What happens to the performance of most machine learning algorithms when data doesn't follow a Gaussian distribution?
Most machine learning algorithms will perform poorly or fail entirely when data doesn't follow a Gaussian distribution. This leads to inaccurate predictions and unreliable models, which is why data transformation techniques are often necessary before training.
In a standard normal distribution, what are the values of mean and standard deviation?
In a standard normal distribution, the mean (μ) equals 0 and the standard deviation (σ) equals 1.
According to the 68-95-99.7 rule, what percentage of data falls within two standard deviations from the mean?
According to the 68-95-99.7 rule, 95% of data falls within two standard deviations from the mean (μ ± 2σ).
Why is the Gaussian distribution described as symmetric?
The Gaussian distribution is described as symmetric because it forms a perfect mirror image around its center point (the mean). This symmetry means that values equally distant from the mean in either direction occur with equal probability, and the mean, median, and mode all coincide at the same point.
What transformation can convert any normal distribution to a standard normal distribution?
The z-score transformation (or standardization) can convert any normal distribution to a standard normal distribution. This is calculated as z = (x - μ) / σ, where x is the original value, μ is the mean, and σ is the standard deviation.
Name three machine learning algorithms that assume data follows a Gaussian distribution.
Three machine learning algorithms that assume data follows a Gaussian distribution are Linear Regression, Logistic Regression, and Gaussian Naive Bayes. Other examples include Linear Discriminant Analysis (LDA) and Principal Component Analysis (PCA).
What does it mean when we say that the mean, median, and mode are identical in a Gaussian distribution?
When the mean, median, and mode are identical in a Gaussian distribution, it indicates that the distribution is perfectly symmetric.

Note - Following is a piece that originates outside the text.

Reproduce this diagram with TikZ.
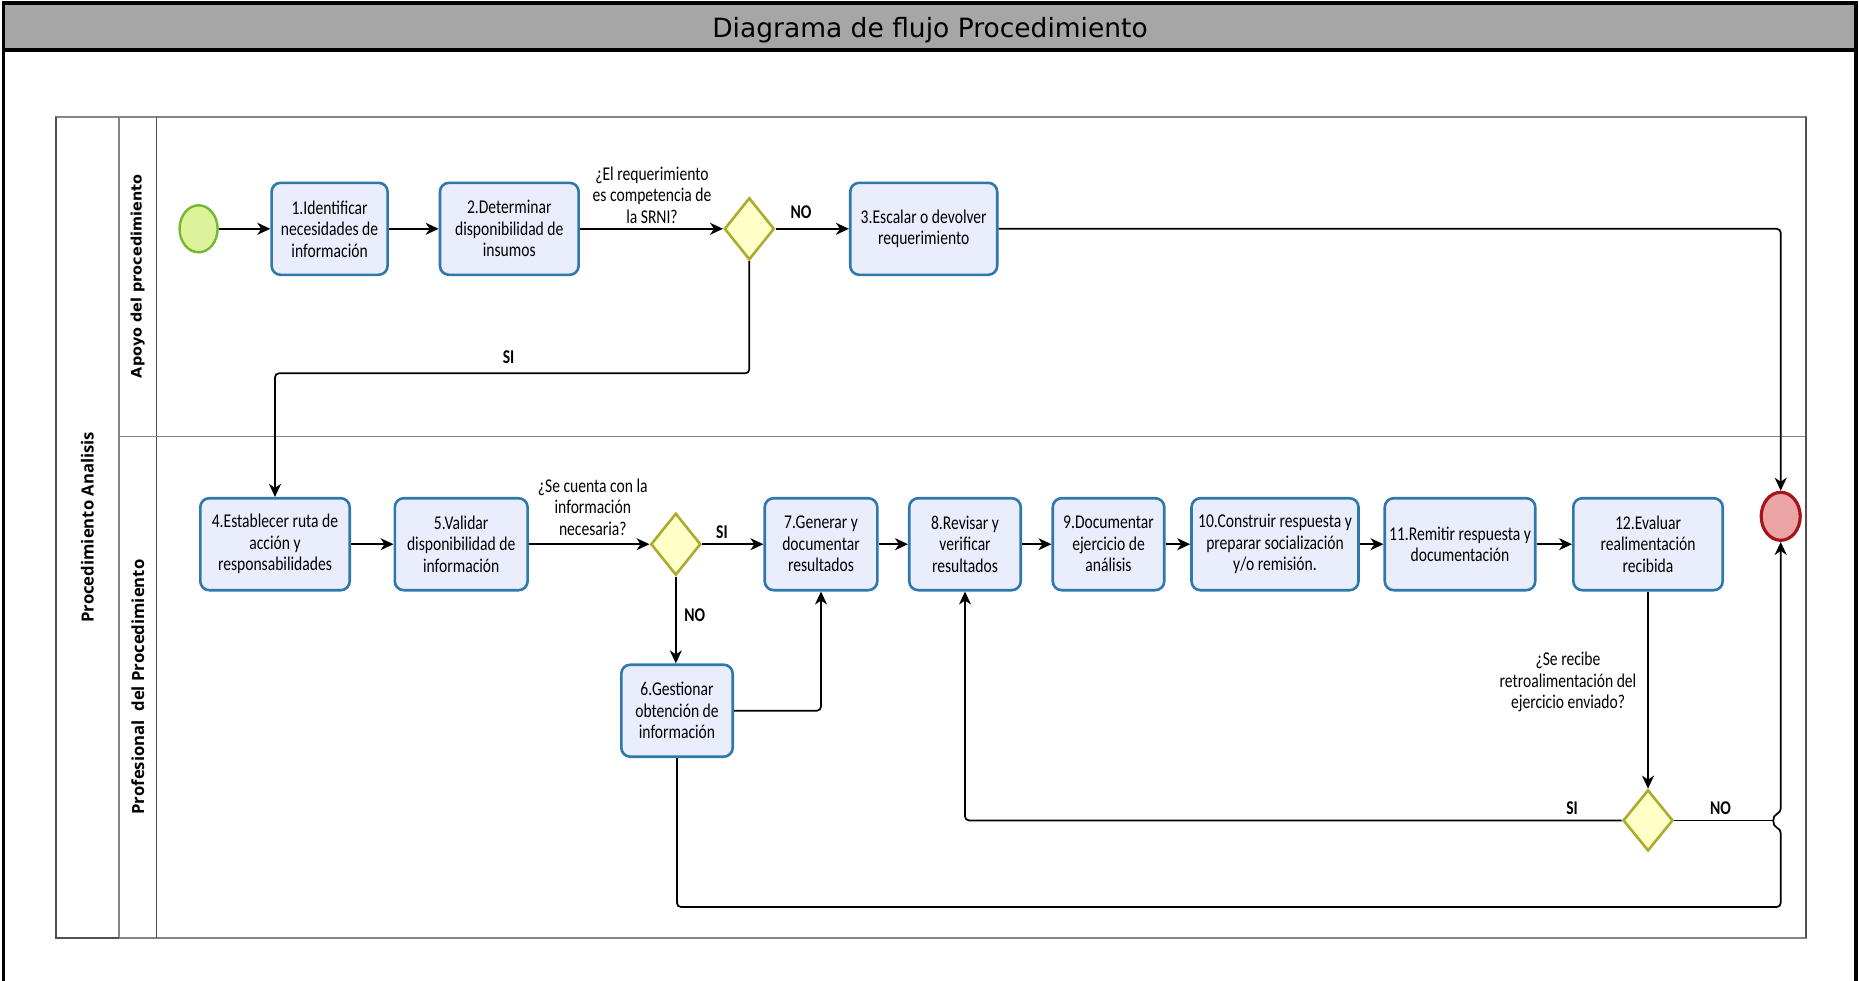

The most common value (mode), the middle value (median), and the average value (mean) all align at the center of the bell curve. This is a unique property of the normal distribution that doesn't occur in skewed distributions.
Why might we consider values beyond three standard deviations to be outliers?

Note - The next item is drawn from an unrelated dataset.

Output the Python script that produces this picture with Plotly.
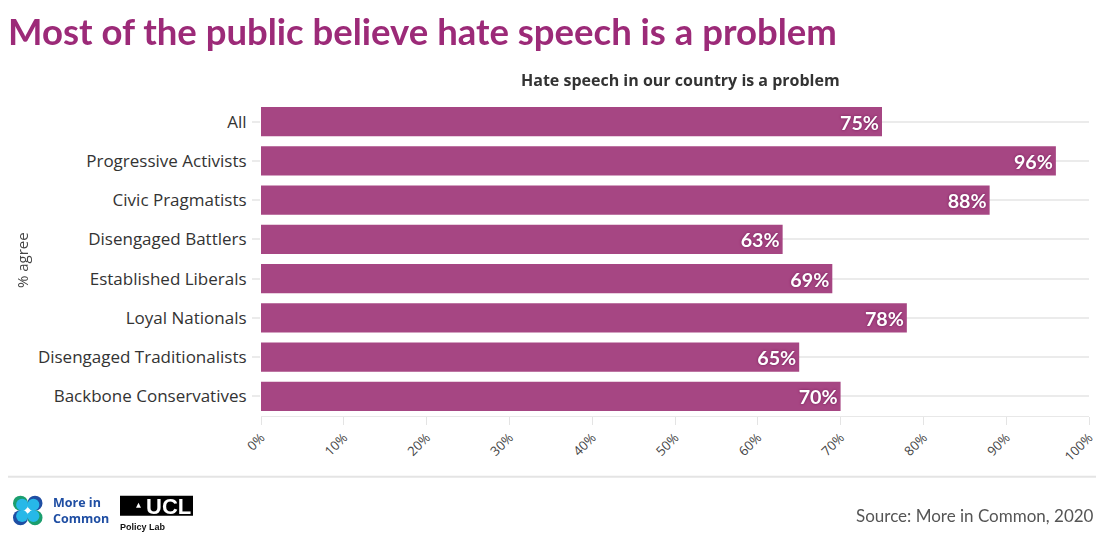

Values beyond three standard deviations are often considered outliers because according to the 68-95-99.7 rule, 99.7% of all data in a normal distribution falls within three standard deviations of the mean. This means only 0.3% of values would naturally occur beyond this range. Such extreme values are statistically rare and may indicate measurement errors, data entry mistakes, or genuinely anomalous observations that warrant special attention.

Conclusion

The Gaussian distribution isn't just a mathematical concept—it's a pattern that appears naturally throughout our world. Understanding this distribution is crucial for anyone working in data science, machine learning, or statistics. By ensuring your data follows a normal distribution or applying appropriate transformations when it doesn't, you set the foundation for more accurate models and reliable predictions.

Remember that while the Gaussian distribution is powerful and widely applicable, real-world data doesn't always perfectly follow this pattern. Being able to assess normality and respond appropriately is a key skill for any data scientist.